=== Do this ===
Copy the lines of the data below exactly, starting at the first and stopping after the line that contains "energy = np.round(np.linspace(200.1, 185.0, 152), 1)"; include no pictures.

=== Items ===
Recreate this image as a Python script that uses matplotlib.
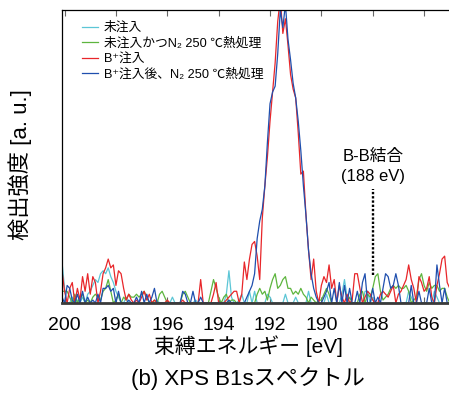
import numpy as np
import matplotlib
matplotlib.use("Agg")
import matplotlib.pyplot as plt

plt.rcParams['font.family'] = ['Liberation Sans', 'Noto Sans CJK JP', 'DejaVu Sans']

# binding energy grid (eV), 200.1 -> 185.0 in 0.1 eV steps
energy = np.round(np.linspace(200.1, 185.0, 152), 1)

untreated = [14,5,0,0,2,0,1,0,2,0,
             3,4,6,8,7,10,11,10,12,9,
             7,4,2,0,0,2,0,0,0,0,
             0,0,0,0,0,0,0,1,0,0,
             0,0,0,2,0,0,0,0,0,0,
             0,0,1,0,0,0,0,0,0,0,
             0,0,0,0,3,11,2,0,0,1,
             3,0,0,4,0,
             4,0,0,0,0,3,2,0,0,0,
             0,0,3,0,0,0,2,0,0,0,
             0,4,0,0,0,0,
             0,0,3,0,0,0,0,0,3,8,
             2,0,0,0,0,0,0,4,4,0,
             2,0,0,0,0,0,0,0,0,0,
             0,0,0,0,4,2,0,0,0,0,
             0,0,0,0,4,2,0,0,0,0,
             0]

untreated_n2 = [4,4,4,2,0,3,0,2,3,0,
                1,0,2,3,2,1,4,5,8,4,
                0,1,3,0,2,1,3,2,2,3,
                2,3,4,2,0,0,1,0,3,4,
                2,0,0,0,0,0,0,3,4,2,
                0,0,0,0,0,0,0,0,4,8,
                5,2,0,2,3,0,1,1,0,0,
                0,0,0,0,0,
                0,3,5,3,4,1,5,8,10,5,
                6,8,9,5,5,3,4,3,5,3,
                2,0,2,1,0,1,
                1,3,5,3,0,0,0,0,0,0,
                0,2,0,0,0,3,4,0,3,2,
                5,9,10,4,1,2,3,5,6,5,
                6,5,5,6,4,0,1,2,8,10,
                6,4,7,5,6,6,4,5,5,2,
                0]

b_implanted = [11,4,0,5,7,0,5,1,9,4,
               10,3,9,7,0,4,10,12,15,12,
               13,6,11,10,5,1,3,1,0,1,
               0,2,4,1,3,0,1,0,0,0,
               0,1,0,0,0,0,0,1,0,0,
               0,0,0,0,8,0,0,0,0,3,
               7,0,0,0,1,2,3,4,4,0,
               3,14,8,15,20,
               21,16,8,29,40,50,62,72,82,96,
               104,92,97,88,78,73,70,58,44,45,
               30,18,8,15,4,0,
               6,9,7,13,5,8,0,6,2,0,
               3,0,1,10,10,5,0,2,4,3,
               1,0,0,3,4,3,2,4,6,0,
               3,4,6,8,13,8,5,0,9,7,
               4,5,9,2,0,6,10,15,16,7,
               5]

b_implanted_n2 = [2,0,6,5,1,0,3,0,4,0,
                  2,0,1,0,3,0,5,5,6,4,
                  5,0,4,0,0,0,1,0,0,2,
                  0,4,0,3,0,2,5,0,0,0,
                  0,0,0,0,0,0,0,4,3,0,
                  0,4,0,0,2,0,0,0,0,0,
                  0,0,0,0,0,1,0,0,0,0,
                  0,0,2,4,6,
                  10,22,28,32,40,55,68,72,74,85,
                  100,94,102,90,83,75,70,62,52,40,
                  30,18,10,5,2,0,
                  0,2,4,7,0,5,0,7,0,6,
                  0,5,0,0,4,0,7,10,0,0,
                  5,0,2,0,5,10,9,5,6,10,
                  6,0,0,0,0,6,0,0,4,0,
                  0,0,5,0,0,13,6,0,5,0,
                  0]

series_labels = ['未注入', '未注入かつN₂ 250 ℃熱処理', 'B⁺注入', 'B⁺注入後、N₂ 250 ℃熱処理']
series_colors = ['#5cc6d6', '#5db53e', '#e8262a', '#1f4fae']
xticks = [200, 198, 196, 194, 192, 190, 188, 186]

fig = plt.figure(figsize=(4.49, 4.03), dpi=100)
ax = fig.add_axes([62/449, 1-303/403, 1-62/449, (303-10)/403])

for vals, lab, col in zip([untreated, untreated_n2, b_implanted, b_implanted_n2], series_labels, series_colors):
    ax.plot(energy, vals, color=col, lw=0.9, label=lab)

ax.set_xlim(200.1, 185.03)
ax.set_ylim(0, 100)
ax.set_xticks(xticks)
ax.set_xticklabels([str(t) for t in xticks], fontsize=14)
ax.set_yticks([])
ax.tick_params(axis='x', direction='in', top=True, bottom=True, length=4, width=0.8, color='#666666', pad=10)

for s in ['top', 'left']:
    ax.spines[s].set_linewidth(0.9)
    ax.spines[s].set_color('black')
ax.spines['right'].set_visible(False)
ax.spines['bottom'].set_linewidth(2.0)
ax.spines['bottom'].set_color('#3a3a3a')

# B-B bond marker
ax.plot([188, 188], [9.5, 39], color='black', lw=1.7, linestyle=(0, (1, 0.8)))
ax.text(188, 46.6, 'B-B結合\n(188 eV)', ha='center', va='center', fontsize=12, linespacing=1.35)

leg = ax.legend(loc='upper left', bbox_to_anchor=(0.039, 0.977), frameon=False, fontsize=9.2,
                handlelength=1.2, handletextpad=0.5, labelspacing=0.26, borderaxespad=0)

fig.text(248/449, 1-346/403, '束縛エネルギー [eV]', ha='center', va='center', fontsize=15)
fig.text(248/449, 1-379/403, '(b) XPS B1sスペクトル', ha='center', va='center', fontsize=16)
fig.text(20/449, 1-165/403, '検出強度 [a. u.]', ha='center', va='center', rotation=90, fontsize=16)

fig.savefig('out.png', dpi=100)
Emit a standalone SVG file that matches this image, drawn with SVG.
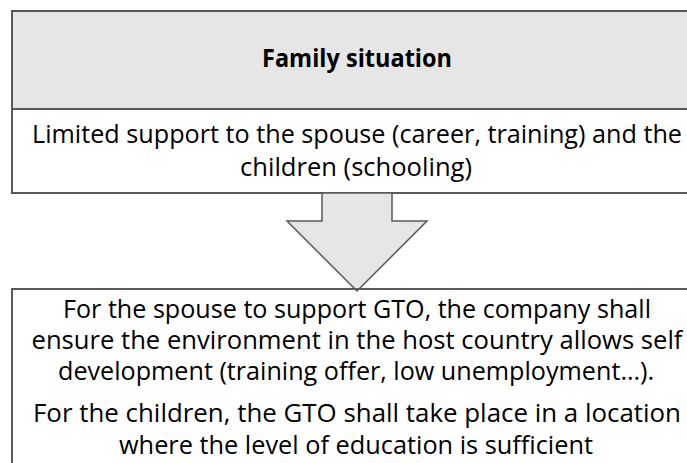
<svg xmlns="http://www.w3.org/2000/svg" width="687" height="463" viewBox="0 0 687 463">
<style>
.box{stroke:#595959;stroke-width:2}
.t{font-family:"Open Sans","Liberation Sans",sans-serif;font-size:25px;fill:#000;text-anchor:middle}
.b{font-weight:bold}
</style>
<rect width="687" height="463" fill="#fff"/>
<g id="header">
<rect class="box" x="12" y="11" width="700" height="98" fill="#e7e6e6"/>
<text class="t b" x="357" y="67" textLength="190" lengthAdjust="spacingAndGlyphs">Family situation</text>
</g>
<g id="situation">
<rect class="box" x="12" y="109" width="700" height="84" fill="#fff"/>
<text class="t" x="357" y="143" textLength="650" lengthAdjust="spacingAndGlyphs">Limited support to the spouse (career, training) and the</text>
<text class="t" x="356" y="176" textLength="232" lengthAdjust="spacingAndGlyphs">children (schooling)</text>
</g>
<g id="connectors">
<polygon points="322,193 392,193 392,221 427,221 357,291 287,221 322,221" fill="#e7e6e6" stroke="#595959" stroke-width="1.5" stroke-linejoin="miter"/>
</g>
<g id="recommendation">
<rect class="box" x="12" y="289" width="700" height="200" fill="none"/>
<text class="t" x="357" y="318" textLength="588" lengthAdjust="spacingAndGlyphs">For the spouse to support GTO, the company shall</text>
<text class="t" x="357" y="349" textLength="651" lengthAdjust="spacingAndGlyphs">ensure the environment in the host country allows self</text>
<text class="t" x="356" y="380" textLength="596" lengthAdjust="spacingAndGlyphs">development (training offer, low unemployment…).</text>
<text class="t" x="357" y="422" textLength="648" lengthAdjust="spacingAndGlyphs">For the children, the GTO shall take place in a location</text>
<text class="t" x="356" y="454" textLength="474" lengthAdjust="spacingAndGlyphs">where the level of education is sufficient</text>
</g>
</svg>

=== Answer to this task ===
Recreate this image as a Python script that uses matplotlib.
import numpy as np
import matplotlib
matplotlib.use("Agg")
import matplotlib.pyplot as plt

plt.rcParams['font.family'] = ['Liberation Sans', 'Noto Sans CJK JP', 'DejaVu Sans']

# binding energy grid (eV), 200.1 -> 185.0 in 0.1 eV steps
energy = np.round(np.linspace(200.1, 185.0, 152), 1)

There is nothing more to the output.